- [REQUIRED TASK]: Check each line of the listing below for the string "this", and copy the ones that have it.

## start DATASET RECORDS

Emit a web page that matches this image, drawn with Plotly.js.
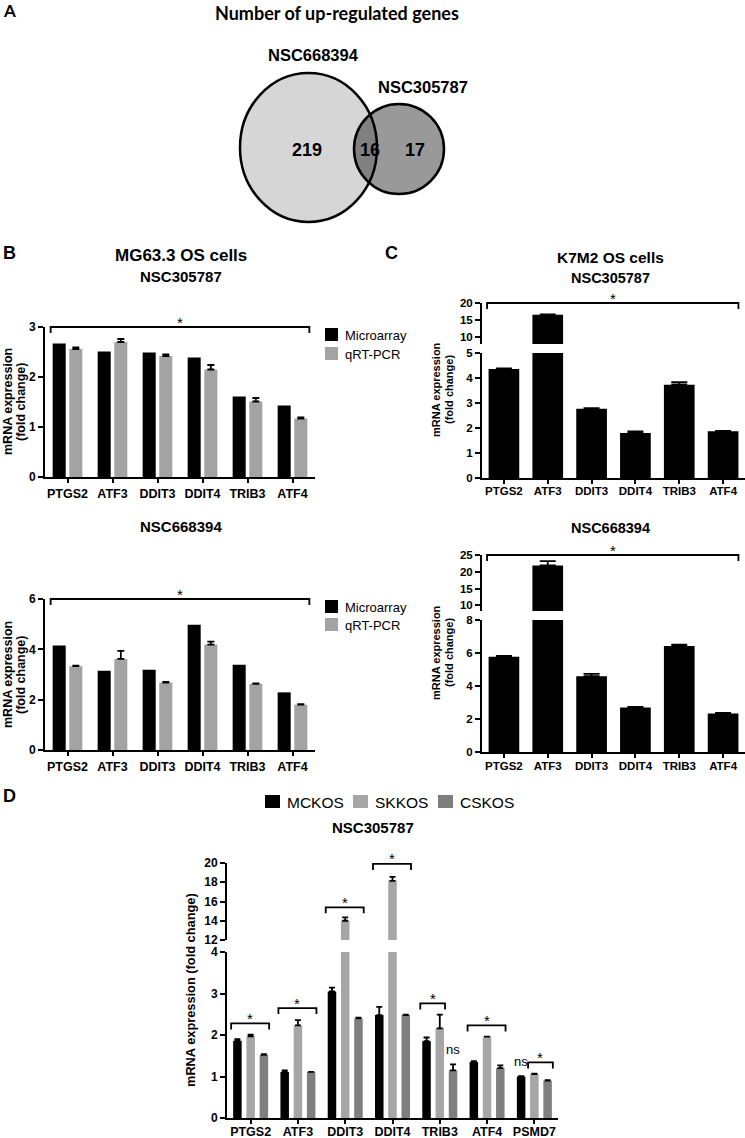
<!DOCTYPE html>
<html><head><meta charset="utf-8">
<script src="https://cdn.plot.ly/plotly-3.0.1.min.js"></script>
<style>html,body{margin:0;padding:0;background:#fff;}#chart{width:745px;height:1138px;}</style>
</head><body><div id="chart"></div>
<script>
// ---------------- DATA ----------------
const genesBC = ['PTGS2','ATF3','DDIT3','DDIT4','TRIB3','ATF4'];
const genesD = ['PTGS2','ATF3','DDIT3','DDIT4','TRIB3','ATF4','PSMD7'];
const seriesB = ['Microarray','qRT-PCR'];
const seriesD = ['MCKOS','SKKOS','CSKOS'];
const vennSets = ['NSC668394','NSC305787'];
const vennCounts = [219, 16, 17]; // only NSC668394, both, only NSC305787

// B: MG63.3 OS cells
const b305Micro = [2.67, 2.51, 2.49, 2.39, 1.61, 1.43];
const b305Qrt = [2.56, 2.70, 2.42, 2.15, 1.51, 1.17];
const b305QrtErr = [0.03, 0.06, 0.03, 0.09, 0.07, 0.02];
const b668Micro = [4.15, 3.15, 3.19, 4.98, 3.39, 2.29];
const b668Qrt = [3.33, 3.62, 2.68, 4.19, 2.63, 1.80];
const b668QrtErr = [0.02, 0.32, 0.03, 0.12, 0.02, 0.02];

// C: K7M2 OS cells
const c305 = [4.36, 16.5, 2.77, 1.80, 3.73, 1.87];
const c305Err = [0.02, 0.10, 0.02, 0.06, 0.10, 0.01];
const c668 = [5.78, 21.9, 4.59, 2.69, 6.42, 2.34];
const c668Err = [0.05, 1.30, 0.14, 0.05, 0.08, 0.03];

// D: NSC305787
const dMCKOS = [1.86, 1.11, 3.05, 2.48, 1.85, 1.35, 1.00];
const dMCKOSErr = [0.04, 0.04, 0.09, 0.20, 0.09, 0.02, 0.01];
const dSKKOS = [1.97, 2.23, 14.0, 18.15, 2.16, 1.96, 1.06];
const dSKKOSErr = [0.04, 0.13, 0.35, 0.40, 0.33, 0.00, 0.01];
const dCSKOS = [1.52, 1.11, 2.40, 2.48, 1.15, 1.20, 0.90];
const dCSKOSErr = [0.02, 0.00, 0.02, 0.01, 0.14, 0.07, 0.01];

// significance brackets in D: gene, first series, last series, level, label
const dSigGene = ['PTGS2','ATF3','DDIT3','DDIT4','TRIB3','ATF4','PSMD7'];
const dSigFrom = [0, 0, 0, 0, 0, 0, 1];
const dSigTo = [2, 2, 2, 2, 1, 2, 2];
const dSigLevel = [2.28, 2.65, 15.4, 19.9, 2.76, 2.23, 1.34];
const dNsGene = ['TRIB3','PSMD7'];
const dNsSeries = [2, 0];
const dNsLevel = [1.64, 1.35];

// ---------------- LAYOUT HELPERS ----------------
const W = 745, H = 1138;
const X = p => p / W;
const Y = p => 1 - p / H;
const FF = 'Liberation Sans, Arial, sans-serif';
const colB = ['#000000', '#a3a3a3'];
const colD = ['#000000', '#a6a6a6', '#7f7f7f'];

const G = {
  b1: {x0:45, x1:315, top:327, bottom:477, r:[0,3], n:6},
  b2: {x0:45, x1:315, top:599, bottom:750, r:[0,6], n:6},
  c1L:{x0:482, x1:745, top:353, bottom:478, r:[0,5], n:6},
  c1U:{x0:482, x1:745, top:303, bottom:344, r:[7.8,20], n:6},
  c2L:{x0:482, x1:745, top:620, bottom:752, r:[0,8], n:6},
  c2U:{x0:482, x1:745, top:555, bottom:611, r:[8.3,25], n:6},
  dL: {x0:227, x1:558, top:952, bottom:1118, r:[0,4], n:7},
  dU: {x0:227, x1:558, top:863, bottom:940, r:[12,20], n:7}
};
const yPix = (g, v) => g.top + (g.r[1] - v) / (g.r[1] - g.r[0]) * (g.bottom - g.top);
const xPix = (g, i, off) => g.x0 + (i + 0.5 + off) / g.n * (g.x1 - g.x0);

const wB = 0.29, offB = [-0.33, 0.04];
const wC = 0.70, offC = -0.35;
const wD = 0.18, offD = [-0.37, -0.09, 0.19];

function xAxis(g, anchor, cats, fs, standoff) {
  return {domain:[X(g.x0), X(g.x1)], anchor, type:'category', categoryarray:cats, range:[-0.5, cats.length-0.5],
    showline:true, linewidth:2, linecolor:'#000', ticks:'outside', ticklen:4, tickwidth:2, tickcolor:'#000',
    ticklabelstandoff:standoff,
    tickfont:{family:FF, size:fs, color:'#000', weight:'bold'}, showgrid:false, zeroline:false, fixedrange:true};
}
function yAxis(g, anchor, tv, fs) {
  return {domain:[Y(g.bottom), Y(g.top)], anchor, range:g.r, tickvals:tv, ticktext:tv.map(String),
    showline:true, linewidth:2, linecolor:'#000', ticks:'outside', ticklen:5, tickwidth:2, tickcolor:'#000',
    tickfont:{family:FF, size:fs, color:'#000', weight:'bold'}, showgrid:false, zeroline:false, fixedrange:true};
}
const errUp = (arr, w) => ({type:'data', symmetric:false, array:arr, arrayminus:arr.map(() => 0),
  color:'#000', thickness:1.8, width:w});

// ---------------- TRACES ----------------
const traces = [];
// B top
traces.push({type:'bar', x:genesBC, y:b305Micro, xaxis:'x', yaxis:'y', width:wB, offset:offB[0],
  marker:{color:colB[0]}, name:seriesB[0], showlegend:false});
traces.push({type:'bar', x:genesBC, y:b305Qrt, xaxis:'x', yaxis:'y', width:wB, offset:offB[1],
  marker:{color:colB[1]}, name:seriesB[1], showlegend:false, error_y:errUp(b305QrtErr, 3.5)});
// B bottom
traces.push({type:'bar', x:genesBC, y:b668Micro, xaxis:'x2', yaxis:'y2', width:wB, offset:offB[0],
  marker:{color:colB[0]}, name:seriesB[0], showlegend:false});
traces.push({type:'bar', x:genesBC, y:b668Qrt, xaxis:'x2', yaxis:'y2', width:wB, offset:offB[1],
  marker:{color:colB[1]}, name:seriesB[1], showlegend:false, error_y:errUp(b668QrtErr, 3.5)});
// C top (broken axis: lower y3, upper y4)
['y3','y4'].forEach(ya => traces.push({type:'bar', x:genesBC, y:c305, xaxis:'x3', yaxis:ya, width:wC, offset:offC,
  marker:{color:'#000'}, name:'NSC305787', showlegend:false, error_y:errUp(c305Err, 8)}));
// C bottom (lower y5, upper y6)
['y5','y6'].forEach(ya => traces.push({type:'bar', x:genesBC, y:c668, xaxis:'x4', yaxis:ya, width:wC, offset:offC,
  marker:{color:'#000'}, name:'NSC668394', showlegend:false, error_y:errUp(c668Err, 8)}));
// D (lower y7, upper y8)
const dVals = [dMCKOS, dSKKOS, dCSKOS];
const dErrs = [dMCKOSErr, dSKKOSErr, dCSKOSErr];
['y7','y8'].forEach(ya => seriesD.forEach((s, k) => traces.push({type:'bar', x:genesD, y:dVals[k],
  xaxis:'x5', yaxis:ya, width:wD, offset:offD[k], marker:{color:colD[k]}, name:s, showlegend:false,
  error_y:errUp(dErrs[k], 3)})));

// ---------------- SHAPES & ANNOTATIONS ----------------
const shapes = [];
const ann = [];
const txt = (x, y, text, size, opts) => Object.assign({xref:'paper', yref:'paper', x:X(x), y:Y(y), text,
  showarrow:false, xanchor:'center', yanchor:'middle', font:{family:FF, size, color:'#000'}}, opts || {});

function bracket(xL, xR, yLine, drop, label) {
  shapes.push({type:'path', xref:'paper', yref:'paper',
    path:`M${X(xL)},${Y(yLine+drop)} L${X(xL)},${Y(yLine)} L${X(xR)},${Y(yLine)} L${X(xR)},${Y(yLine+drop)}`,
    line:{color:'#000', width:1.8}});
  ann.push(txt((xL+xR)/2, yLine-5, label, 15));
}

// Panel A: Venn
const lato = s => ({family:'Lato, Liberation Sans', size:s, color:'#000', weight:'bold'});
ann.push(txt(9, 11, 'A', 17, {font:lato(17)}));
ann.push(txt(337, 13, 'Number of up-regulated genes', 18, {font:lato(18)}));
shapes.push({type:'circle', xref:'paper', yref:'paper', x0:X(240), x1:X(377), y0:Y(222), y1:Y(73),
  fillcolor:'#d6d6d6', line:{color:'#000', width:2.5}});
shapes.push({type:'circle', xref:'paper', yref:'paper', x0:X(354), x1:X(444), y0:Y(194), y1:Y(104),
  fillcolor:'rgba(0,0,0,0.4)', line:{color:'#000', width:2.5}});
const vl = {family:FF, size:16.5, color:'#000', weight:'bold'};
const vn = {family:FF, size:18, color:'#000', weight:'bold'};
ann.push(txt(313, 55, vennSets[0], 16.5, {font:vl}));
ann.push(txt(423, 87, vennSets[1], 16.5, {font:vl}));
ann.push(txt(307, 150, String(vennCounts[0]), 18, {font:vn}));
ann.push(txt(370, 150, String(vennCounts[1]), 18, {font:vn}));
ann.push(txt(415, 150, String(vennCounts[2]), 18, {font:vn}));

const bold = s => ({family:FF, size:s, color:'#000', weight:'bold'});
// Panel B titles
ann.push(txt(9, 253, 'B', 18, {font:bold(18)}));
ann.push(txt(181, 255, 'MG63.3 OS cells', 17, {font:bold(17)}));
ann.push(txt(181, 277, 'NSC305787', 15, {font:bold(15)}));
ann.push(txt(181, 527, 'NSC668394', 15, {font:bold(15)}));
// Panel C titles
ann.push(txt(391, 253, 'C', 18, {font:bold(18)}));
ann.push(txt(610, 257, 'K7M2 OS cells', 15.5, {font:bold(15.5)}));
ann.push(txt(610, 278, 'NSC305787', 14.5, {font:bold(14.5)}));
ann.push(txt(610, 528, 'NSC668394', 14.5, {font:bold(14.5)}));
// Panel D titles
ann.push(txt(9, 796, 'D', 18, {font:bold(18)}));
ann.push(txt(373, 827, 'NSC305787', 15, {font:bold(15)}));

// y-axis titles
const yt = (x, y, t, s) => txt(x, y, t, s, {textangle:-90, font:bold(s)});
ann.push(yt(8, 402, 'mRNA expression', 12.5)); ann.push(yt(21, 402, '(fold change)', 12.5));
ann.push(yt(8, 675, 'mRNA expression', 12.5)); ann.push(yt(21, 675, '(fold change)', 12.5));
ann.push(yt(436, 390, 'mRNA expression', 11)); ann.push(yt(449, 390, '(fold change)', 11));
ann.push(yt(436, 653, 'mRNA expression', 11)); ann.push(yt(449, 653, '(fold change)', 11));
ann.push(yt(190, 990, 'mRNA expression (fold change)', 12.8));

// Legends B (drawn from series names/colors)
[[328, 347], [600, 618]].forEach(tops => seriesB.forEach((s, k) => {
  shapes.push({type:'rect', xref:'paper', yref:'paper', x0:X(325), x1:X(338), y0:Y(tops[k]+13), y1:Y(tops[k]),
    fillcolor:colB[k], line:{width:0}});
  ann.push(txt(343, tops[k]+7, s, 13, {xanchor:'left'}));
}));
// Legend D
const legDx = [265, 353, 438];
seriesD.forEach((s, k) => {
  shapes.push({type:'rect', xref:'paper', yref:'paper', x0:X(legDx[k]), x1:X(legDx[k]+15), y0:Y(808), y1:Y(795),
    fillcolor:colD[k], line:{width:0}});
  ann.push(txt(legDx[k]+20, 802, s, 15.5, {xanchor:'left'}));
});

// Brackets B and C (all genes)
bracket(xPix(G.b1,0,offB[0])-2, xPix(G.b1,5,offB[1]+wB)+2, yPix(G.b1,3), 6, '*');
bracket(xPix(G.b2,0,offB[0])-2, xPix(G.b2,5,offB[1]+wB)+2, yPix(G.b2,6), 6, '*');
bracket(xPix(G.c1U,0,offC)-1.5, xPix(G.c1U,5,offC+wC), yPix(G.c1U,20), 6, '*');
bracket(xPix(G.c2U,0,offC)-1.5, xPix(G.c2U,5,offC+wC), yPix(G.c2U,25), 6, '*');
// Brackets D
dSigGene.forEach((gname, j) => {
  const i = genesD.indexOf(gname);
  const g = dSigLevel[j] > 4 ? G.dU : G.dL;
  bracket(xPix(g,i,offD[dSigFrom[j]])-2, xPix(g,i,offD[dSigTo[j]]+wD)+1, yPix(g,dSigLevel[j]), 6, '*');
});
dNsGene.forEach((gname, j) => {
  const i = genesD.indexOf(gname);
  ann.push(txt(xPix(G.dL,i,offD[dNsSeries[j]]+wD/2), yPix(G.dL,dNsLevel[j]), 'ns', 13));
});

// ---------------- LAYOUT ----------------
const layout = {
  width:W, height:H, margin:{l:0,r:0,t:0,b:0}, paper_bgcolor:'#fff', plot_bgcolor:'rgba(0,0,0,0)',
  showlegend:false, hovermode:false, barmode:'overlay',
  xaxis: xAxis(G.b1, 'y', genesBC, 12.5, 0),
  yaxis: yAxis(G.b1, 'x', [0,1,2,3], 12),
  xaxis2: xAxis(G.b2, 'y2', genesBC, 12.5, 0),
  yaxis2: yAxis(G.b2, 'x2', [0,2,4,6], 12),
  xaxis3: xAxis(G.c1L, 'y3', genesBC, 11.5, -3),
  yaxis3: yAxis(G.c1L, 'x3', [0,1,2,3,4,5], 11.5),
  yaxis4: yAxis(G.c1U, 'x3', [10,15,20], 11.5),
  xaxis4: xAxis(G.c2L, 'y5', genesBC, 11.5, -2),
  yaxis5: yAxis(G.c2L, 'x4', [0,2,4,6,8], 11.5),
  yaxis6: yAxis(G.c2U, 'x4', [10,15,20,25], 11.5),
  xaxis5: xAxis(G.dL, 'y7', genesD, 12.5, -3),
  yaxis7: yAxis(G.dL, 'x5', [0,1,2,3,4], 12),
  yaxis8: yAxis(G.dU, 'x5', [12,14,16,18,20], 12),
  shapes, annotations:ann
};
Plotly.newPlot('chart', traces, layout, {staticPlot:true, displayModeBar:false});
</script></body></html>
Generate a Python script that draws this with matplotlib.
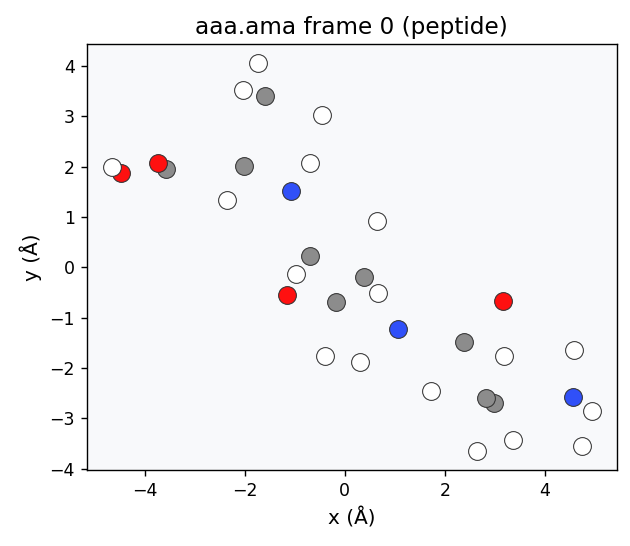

## end DATASET RECORDS

- [WRITTEN ANSWER]:
Emit a web page that matches this image, drawn with Plotly.js.
Generate a Python script that draws this with matplotlib.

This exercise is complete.